Forum Archive

Using continue with yield

Phuket2

Sorry, this is not a Pythonista question, it's a Python Question. I have looked this up, but I don't get it.

The below is just walking through the dir structure. Just copied the code from stackflow. Well I added the yield as I wanted to return a generator.
What I am having difficulty with is filtering. I want to introduce ignore dir lust as well as define what file types (ext) I want returned.the filter conditions are not a problem. I am just not sure what to do if I want to ignore a file either based on its ext or dir.
My simple idea was to use continue if it failed my filter test otherwise yield.
From what I can ascertain, this does not work, the generator terminates. Eg, no more values. I am not even sure it's possible to have conditional tests inside a generator to skip items. I know I could return some flag, but that's ugly.

The code without filtering

def allfiles(self):
        for path, subdirs, files in os.walk(self.root_dir):
            for filename in files:
                f = os.path.join(path, filename)
                yield f
dgelessus

There's no need to do any filtering in allfiles, you can do that afterwards with a list comprehension (or a normal for loop):

print([filename for filename in self.allfiles() if os.path.splitext(filename)[1] == "py"])

for filename in self.allfiles():
    if os.path.dirname(filename) == os.path.expanduser("~/Documents"):
        print(filename)
Phuket2

@dgelessus , yes I realised that and I do that at the moment, I just seemed redundant to me that's all. Also if other methods are calling allfiles or what would become something like _allfiles with a filter param, the intention gets more explicit as per import this
Maybe it's not possible to skip over items in a generator, I really don't know

omz

I'm not sure if I understand the question correctly, but you can just not use a yield statement for items in your generator that you want to skip, i.e. something like if some_condition: yield item

Below is a complete allfiles function that accepts two regular expressions for filtering the results; one that is matched against subdirectory names (matches are skipped), and one that is matched against file extensions (matches are included).

The example iterates over all py/txt/md files in ~/Documents, except for files in site-packages or .Trash.

import os
import re

def allfiles(root_dir, skip_dirs_re=None, file_ext_re=None):
    for path, subdirs, files in os.walk(root_dir):
        if skip_dirs_re:
            new_subdirs = []
            for subdir in subdirs:
                if not re.match(skip_dirs_re, subdir):
                    new_subdirs.append(subdir)
            subdirs[:] = new_subdirs
        for filename in files:
            ext = os.path.splitext(filename)[1][1:]
            if (file_ext_re is None) or (re.match(file_ext_re, ext, re.IGNORECASE)):
                full_path = os.path.join(path, filename)
                yield full_path

skip_dirs = '\\.Trash|site-packages'
exts = 'py|md|txt'
root_dir = os.path.expanduser('~/Documents')

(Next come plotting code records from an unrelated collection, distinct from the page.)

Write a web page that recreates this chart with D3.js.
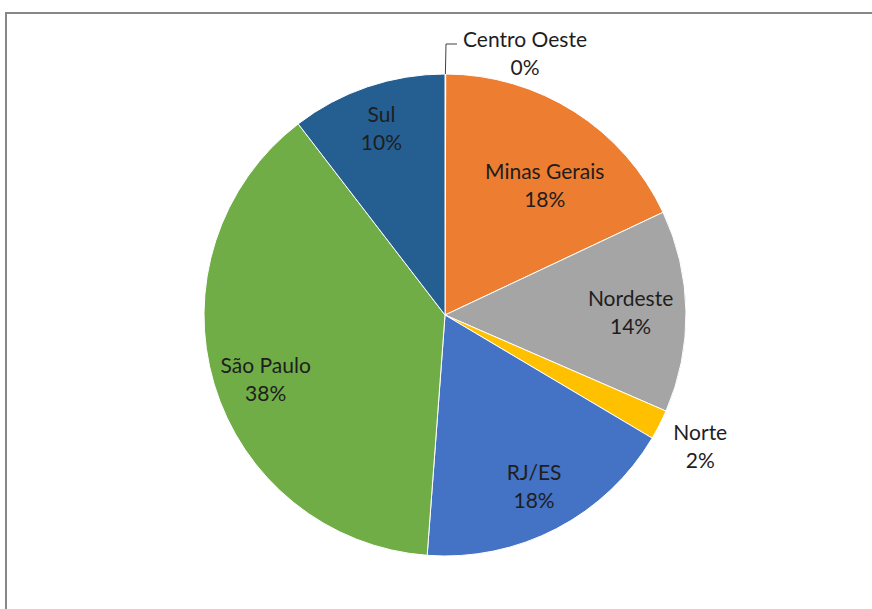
<!DOCTYPE html>
<html>
<head>
<meta charset="utf-8">
<script src="https://cdn.jsdelivr.net/npm/d3@7"></script>
<style>
  body { margin: 0; background: #fff; }
  text { font-family: Lato, "Liberation Sans", Arial, sans-serif; }
</style>
</head>
<body>
<div id="chart"></div>
<script>
// Data
const regions = ["Centro Oeste", "Minas Gerais", "Nordeste", "Norte", "RJ/ES", "São Paulo", "Sul"];
const shares = [0.05, 17.9, 13.5, 2.0, 17.6, 38.3, 10.4];
const colors = ["#5B9BD5", "#ED7D31", "#A5A5A5", "#FFC000", "#4472C4", "#70AD47", "#255E91"];
// label placement: distance from centre (share of radius) and angle nudge in degrees
const labelRadius = [1.0, 0.68, 0.77, 1.19, 0.8, 0.79, 0.82];
const labelNudge = [0, 5, 0, 0, 0, -3, 0];

const width = 872, height = 609;
const cx = 445, cy = 315, r = 241;

const svg = d3.select("#chart")
  .append("svg")
  .attr("width", width)
  .attr("height", height);

// Chart frame
svg.append("rect")
  .attr("x", 6)
  .attr("y", 13)
  .attr("width", 900)
  .attr("height", 700)
  .attr("fill", "#fff")
  .attr("stroke", "#878787")
  .attr("stroke-width", 2);

const data = regions.map(function (d, i) {
  return { name: d, value: shares[i], color: colors[i], lr: labelRadius[i], nudge: labelNudge[i] };
});

const pie = d3.pie().sort(null).value(function (d) { return d.value; });
const arc = d3.arc().innerRadius(0).outerRadius(r);
const arcs = pie(data);
const total = d3.sum(shares);

const g = svg.append("g").attr("transform", "translate(" + cx + "," + cy + ")");

g.selectAll("path.slice")
  .data(arcs)
  .enter()
  .append("path")
  .attr("class", "slice")
  .attr("d", arc)
  .attr("fill", function (d) { return d.data.color; })
  .attr("stroke", "#fff")
  .attr("stroke-width", 1);

// Labels
const labels = g.selectAll("g.label")
  .data(arcs)
  .enter()
  .append("g")
  .attr("class", "label")
  .attr("transform", function (d) {
    if (d.index === 0) {
      return "translate(80,-262)";
    }
    const a = (d.startAngle + d.endAngle) / 2 + d.data.nudge * Math.PI / 180;
    const rr = r * d.data.lr;
    return "translate(" + (Math.sin(a) * rr) + "," + (-Math.cos(a) * rr) + ")";
  });

labels.append("text")
  .attr("text-anchor", "middle")
  .attr("y", -6)
  .attr("font-size", 21)
  .attr("fill", "#1e1e1e")
  .text(function (d) { return d.data.name; });

labels.append("text")
  .attr("text-anchor", "middle")
  .attr("y", 22)
  .attr("font-size", 21)
  .attr("fill", "#1e1e1e")
  .text(function (d) { return Math.round(d.data.value / total * 100) + "%"; });

// Leader line for the tiny slice
const tiny = arcs[0];
const ta = (tiny.startAngle + tiny.endAngle) / 2;
g.append("path")
  .attr("fill", "none")
  .attr("stroke", "#404040")
  .attr("stroke-width", 1)
  .attr("d", d3.line()([
    [Math.sin(ta) * r, -Math.cos(ta) * r],
    [1, -271],
    [12, -271]
  ]));
</script>
</body>
</html>
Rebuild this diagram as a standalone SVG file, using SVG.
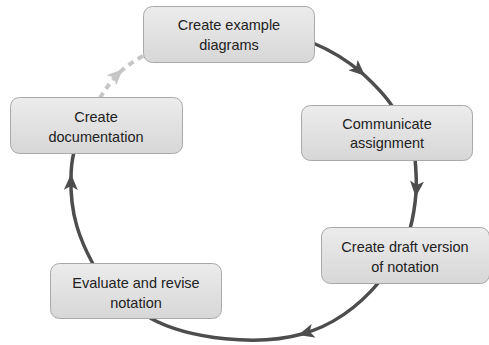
<svg xmlns="http://www.w3.org/2000/svg" width="489" height="345" viewBox="0 0 489 345">
<style>
.node rect{fill:url(#g);stroke:#a9a9a9;stroke-width:1}
.node text{font-family:"Liberation Sans",Arial,sans-serif;font-size:14.5px;fill:#222;text-anchor:middle}
.c{fill:none;stroke:#4d4d4d;stroke-width:3.5;marker-mid:url(#ah)}
.d{fill:none;stroke:#c6c6c6;stroke-width:4;stroke-dasharray:6 5;marker-mid:url(#ahl)}
</style>
<defs>
<linearGradient id="g" x1="0" y1="0" x2="0" y2="1">
<stop offset="0" stop-color="#ececec"/>
<stop offset="1" stop-color="#d7d7d7"/>
</linearGradient>
<marker id="ah" viewBox="0 0 16 14" refX="12" refY="7" markerWidth="16" markerHeight="14" markerUnits="userSpaceOnUse" orient="auto">
<path d="M0 0 L16 7 L0 14 L4 7 Z" fill="#4d4d4d"/>
</marker>
<marker id="ahl" viewBox="0 0 16 14" refX="12" refY="7" markerWidth="16" markerHeight="14" markerUnits="userSpaceOnUse" orient="auto">
<path d="M0 0 L16 7 L0 14 L4 7 Z" fill="#c6c6c6"/>
</marker>
</defs>
<g id="connectors">
<path class="c" d="M313 43 C330 50 348 61 362 73 C374 84 385 95 392 106"/>
<path class="c" d="M415 158 C416 170 417 182 416 193 C415 206 413 218 410 229"/>
<path class="c" d="M380 281 C360 305 335 325 302 334 C260 346 190 340 150 318"/>
<path class="c" d="M93 264 C80 240 70 215 71 178 C71 168 72 160 74 152"/>
<path class="d" d="M100 98 Q108 84 120 72 Q130 63 143 56"/>
</g>
<g id="n1" class="node"><rect x="143.5" y="6.5" width="171" height="56" rx="9"/><text x="229" y="30">Create example</text><text x="229" y="50">diagrams</text></g>
<g id="n2" class="node"><rect x="301.5" y="105.5" width="171" height="55" rx="9"/><text x="387" y="129">Communicate</text><text x="387" y="148">assignment</text></g>
<g id="n3" class="node"><rect x="321.5" y="227.5" width="168" height="56" rx="9"/><text x="405" y="252">Create draft version</text><text x="405" y="272">of notation</text></g>
<g id="n4" class="node"><rect x="50.5" y="263.5" width="171" height="55" rx="9"/><text x="136" y="288">Evaluate and revise</text><text x="136" y="308">notation</text></g>
<g id="n5" class="node"><rect x="10.5" y="97.5" width="172" height="56" rx="9"/><text x="96" y="122">Create</text><text x="96" y="142">documentation</text></g>
</svg>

for file_path in allfiles(root_dir, skip_dirs, exts):
    print file_path

Phuket2

@omz , ok thanks. You answered my question and give a nice allfiles 😜
My main thing was not understanding if I could skip files or not with the generator. It sort of makes sense you can't. I just thought python might do some under the hood tricks if it sees a continue in a generator. But it appears not.
Anyway thanks guys. I know it was not a Pythonista question. Just had trouble tracking down the answer

JonB

You can filter within a generator... you would simply wrap your yield with a conditional

if somecondition:
   yield item

the outer loop would keep running until it hits a yield, then returns one yielded value. continue should be unneccessary, though seems to work ok, as long as you are paying attention to which loop you are continuing, etc. One way to think of things: repace yield with print, and think about what gets printed... those are the items that will get yielded.

def all_f_files(root):
        for path, subdirs, files in os.walk(root):
            for filename in files:
                f = os.path.join(path, filename)
                if filename.startswith('f'):
                    yield f
for f in all_f_files('.'):
    print f
JonB

@Phuket2
Just think of using print instead of yield. Anything that gets printed would be yielded. If you wanted to skip printing an item you would use

if some_condition:
    print item

or alternatively

if some_skip_condition:
    continue
print item

now replace print with yield and you have a generator. I don't think there are any restrictions on the type of control structures you use in a generator, only that your logic must be correct in the first place. If you had tried something like that and it didn't work, it wouldn't have worked if you used print instead of yield!